BY Joe Smith-EngelhardtPublished May 16, 2019

The last time Full of Hell released a non-collaboration album, it was widely praised for its focus on bringing the band's death metal influence to the forefront, and dialling down their noise elements from previous releases. It's indeed a difficult task to create something better than Trumpeting Ecstasy, but they've managed to do so with their latest record, Weeping Choir.
While Trumpeting marked the band's most fully developed version of the grindcore and death metal aspects of their sound, Weeping Choir uses all of their various strengths in relation to where they left off. Whether it's noise, grind, punk or caveman death metal, the band capture every aspect of their sound without lingering on a single element long enough for you to get comfortable.
In typical fashion, the band rip straight into brutality with "Burning Myrrh" and "Haunted Arches," which feature plenty of blast beats, harsh riffs and instantly recognizable shrieks from vocalist Dylan Walker. While their grind-leaning tracks have always been chaotic, the band pull off one of their most wildly written moments together with a squealing saxophone complemented by blasts of noise on "Ygramul the Many."
One of the only complaints that could really be made about Trumpeting Ecstasy is the relatively low noise elements found on the record. Luckily, the band incorporate more noise this time around, with screeching feedback finding its way into tracks like "Angels Gather Here" and "Armory of Obsidian Glass." They also sneak in a full noise song with "Rainbow Coil," leading into "Aria of Jeweled Tears," which is easily one of the band's most violent tracks of all time.

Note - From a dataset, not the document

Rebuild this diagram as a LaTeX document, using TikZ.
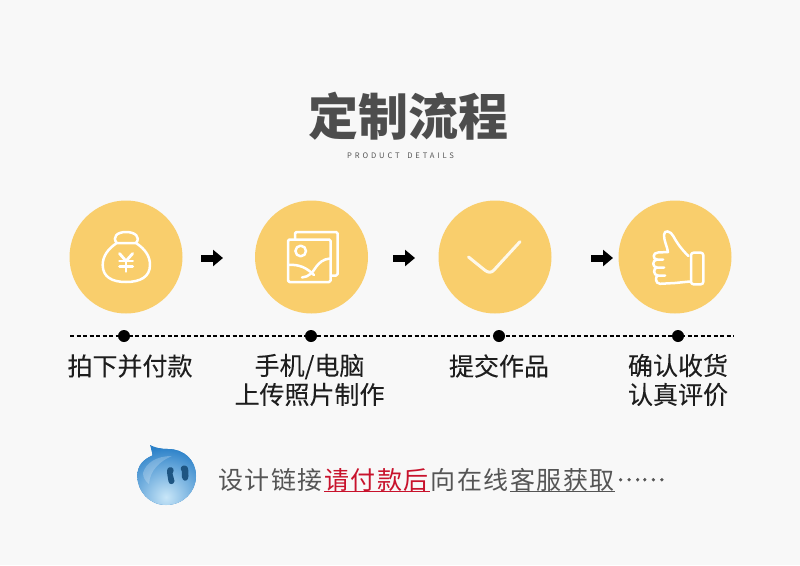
\documentclass[tikz,border=0pt]{standalone}
\usepackage{fontspec}
\usetikzlibrary{arrows.meta}
\newfontfamily\cjk{Noto Sans CJK SC}
\newfontfamily\cjklabel[FakeBold=0.15]{Noto Sans CJK SC}
\newfontfamily\cjkspaced[LetterSpace=6]{Noto Sans CJK SC}
\newfontfamily\cjkdots[FakeBold=1.2]{Noto Sans CJK SC}
\newfontfamily\latinspaced[LetterSpace=38]{Noto Sans CJK SC}
\definecolor{bgc}{HTML}{F8F8F8}
\definecolor{gold}{HTML}{F9CE6C}
\definecolor{titlec}{HTML}{4D4D4D}
\definecolor{labelc}{HTML}{1E1E1E}
\definecolor{greyc}{HTML}{555555}
\definecolor{redc}{HTML}{C8122C}
\definecolor{cream}{HTML}{FFFFFF}
\definecolor{dropedge}{HTML}{2A80C8}
\definecolor{dropin}{HTML}{C8E6F8}
\definecolor{eyec}{HTML}{1E5582}
\tikzset{
  badge/.style={circle,fill=gold,draw=none,minimum size=113pt,inner sep=0pt},
  icon/.style={draw=cream,line width=2.5pt,line cap=round,line join=round},
  flowarrow/.style={draw=black,line width=7pt,-{Triangle[length=10pt,width=16pt]}},
  dot/.style={circle,fill=black,draw=none,minimum size=12pt,inner sep=0pt},
  lbl/.style={font=\cjklabel\fontsize{25}{29}\selectfont,text=labelc,align=center,inner sep=0pt},
  seg/.style={font=\cjkspaced\fontsize{25}{25}\selectfont,anchor=base west,inner sep=0pt},
}
\begin{document}
\begin{tikzpicture}[x=1pt,y=-1pt]
\useasboundingbox (0,0) rectangle (800,565);
\fill[bgc] (0,0) rectangle (800,565);
% title
\node[font=\cjk\bfseries\fontsize{50}{50}\selectfont,text=titlec,inner sep=0pt] (title) at (408.5,116) {定制流程};
\node[font=\latinspaced\fontsize{7.6}{8}\selectfont,text=greyc,inner sep=0pt] (sub) at (400.5,155.5) {PRODUCT\hspace{3pt} DETAILS};
% badges
\node[badge] (b1) at (126,257) {};
\node[badge] (b2) at (311.5,257) {};
\node[badge] (b3) at (495,257) {};
\node[badge] (b4) at (675,257) {};
% arrows
\coordinate (a1s) at (201,258); \coordinate (a1e) at (223,258);
\coordinate (a2s) at (393,258); \coordinate (a2e) at (415,258);
\coordinate (a3s) at (591,258); \coordinate (a3e) at (613,258);
\draw[flowarrow] (a1s) -- (a1e);
\draw[flowarrow] (a2s) -- (a2e);
\draw[flowarrow] (a3s) -- (a3e);
% money bag
\draw[icon] (116.7,243) .. controls (108,249) and (102.7,256) .. (102.7,265)
  .. controls (102.7,277) and (112,282) .. (126,282)
  .. controls (140,282) and (150,277) .. (150,265)
  .. controls (150,256) and (145,249) .. (136,243) -- cycle;
\draw[icon] (116.7,243) .. controls (112,237) and (117,232) .. (126,232)
  .. controls (135,232) and (141,237) .. (136,243);
\draw[icon,line width=2.8pt] (119.5,253.5) -- (126,261) -- (132.7,253.5);
\draw[icon,line width=2.8pt] (119.5,261) -- (132.7,261);
\draw[icon,line width=2.8pt] (119.5,266.5) -- (132.7,266.5);
\draw[icon,line width=2.8pt] (126,261) -- (126,271.5);
% picture icon
\draw[icon,rounded corners=1.5pt] (288,239.5) rectangle (330.7,282);
\draw[icon,rounded corners=1.5pt] (295,239) -- (295,232) -- (337.7,232) -- (337.7,275.5) -- (331,275.5);
\draw[icon] (300.7,251) circle (5.3);
\draw[icon] (288.5,265) .. controls (299,264) and (307,268) .. (314,275);
\draw[icon] (330,258.5) .. controls (323,259) and (319,263) .. (316,267)
  .. controls (313,272) and (309,277) .. (302,277.5);
% check
\draw[icon,draw=cream!85!gold,line width=3pt] (468.5,257) -- (485,270.3)
  .. controls (488,272.8) and (491.5,273) .. (494,270) -- (520,241.7);
% thumb
\draw[icon,rounded corners=2.5pt] (691,252.7) rectangle (703.3,284.3);
\draw[icon] (688.5,256) .. controls (682,250) and (677,243) .. (673.5,236.5)
  .. controls (671,231) and (664,229) .. (664,235)
  .. controls (664,241) and (667,246) .. (668,252)
  -- (658,252.5) .. controls (652.5,252.5) and (652.5,259.5) .. (657,259.5) -- (663,259.5);
\draw[icon] (657,259.5) .. controls (652,260) and (652,267.5) .. (657,267.5) -- (664,267.5);
\draw[icon] (657,267.5) .. controls (653,268) and (653,275.5) .. (658,275.5) -- (665,275.5);
\draw[icon] (658,275.5) .. controls (655,276) and (655,283.8) .. (660,283.8) -- (675,283) -- (690,281.5);
% timeline
\coordinate (ls) at (70,336); \coordinate (le) at (734,336);
\draw[black,line width=1.2pt,dash pattern=on 4pt off 2.5pt] (ls) -- (le);
\node[dot] (d1) at (124,336) {};
\node[dot] (d2) at (311,336) {};
\node[dot] (d3) at (499,336) {};
\node[dot] (d4) at (678,336) {};
% labels
\node[lbl] (t1) at (130,366) {拍下并付款};
\node[lbl] (t2) at (309.5,380) {手机/电脑\\上传照片制作};
\node[lbl] (t3) at (499,366) {提交作品};
\node[lbl] (t4) at (678,380) {确认收货\\认真评价};
% droplet
\begin{scope}
\clip (150,445) .. controls (155,447.5) and (160,449) .. (168,449)
  .. controls (184,449) and (196,460) .. (196,476)
  .. controls (196,492) and (183,505) .. (166,505)
  .. controls (149,505) and (137.3,491) .. (137.3,476)
  .. controls (137.3,465) and (144,459) .. (152.5,455.5)
  .. controls (152,451) and (151,448) .. (150,445) -- cycle;
\fill[dropedge] (130,440) rectangle (200,510);
\shade[inner color=dropin,outer color=dropedge] (166,497) circle (50);
\end{scope}
\fill[white,opacity=.22] (143,473) .. controls (146,463) and (156,456) .. (172,456)
  .. controls (160,461) and (150,470) .. (149,484) .. controls (145,481) and (143,477) .. (143,473) -- cycle;
\fill[eyec] (169,467.5) .. controls (173,466) and (175,470) .. (172.5,473.5)
  .. controls (172,476) and (175,478) .. (174.5,481) .. controls (174,485) and (169,485) .. (168.5,481.5)
  .. controls (168,478) and (167,474) .. (167,471) .. controls (167,469) and (168,468) .. (169,467.5) -- cycle;
\fill[eyec] (185,465.5) .. controls (181,465) and (179.5,468.5) .. (182,471.5)
  .. controls (183,474) and (180.5,476) .. (183,479.5) .. controls (185,482) and (188.5,480.5) .. (188.5,476)
  .. controls (188.5,472) and (188.5,468) .. (187,466.5) .. controls (186.5,466) and (186,465.5) .. (185,465.5) -- cycle;
% bottom text
\node[seg,text=greyc] (s1) at (218,489) {设计链接};
\node[seg,text=redc] (s2) at (324,489) {请付款后};
\node[seg,text=greyc] (s3) at (430.5,489) {向在线};
\node[seg,text=greyc] (s4) at (510,489) {客服获取};
\node[seg,font=\cjkdots\fontsize{22.8}{23}\selectfont,text=greyc] (s5) at (616.5,481) {……};
\coordinate (u1a) at (324,491.5); \coordinate (u1b) at (430,491.5);
\coordinate (u2a) at (510,491.5); \coordinate (u2b) at (615,491.5);
\draw[redc,line width=1pt] (u1a) -- (u1b);
\draw[greyc,line width=1pt] (u2a) -- (u2b);
\end{tikzpicture}
\end{document}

If noise just isn't your thing though, Full of Hell have you covered on the death metal front too. The band tear through meaty down-tempo riffs on "Thundering Hammers" and "Silmaril," bringing a very cavernous '90s death metal vibe to the record. They also pull a straightforward punk riff out of nowhere on "Downward," which feels a bit out of place, but in a good way.
Where Trumpeting Ecstasy set the bar for what Full of Hell's sound is, Weeping Choir builds it into something even more intense. The record is a perfect amalgamation of everything they've done across their career, with a few new sounds tossed in for good measure.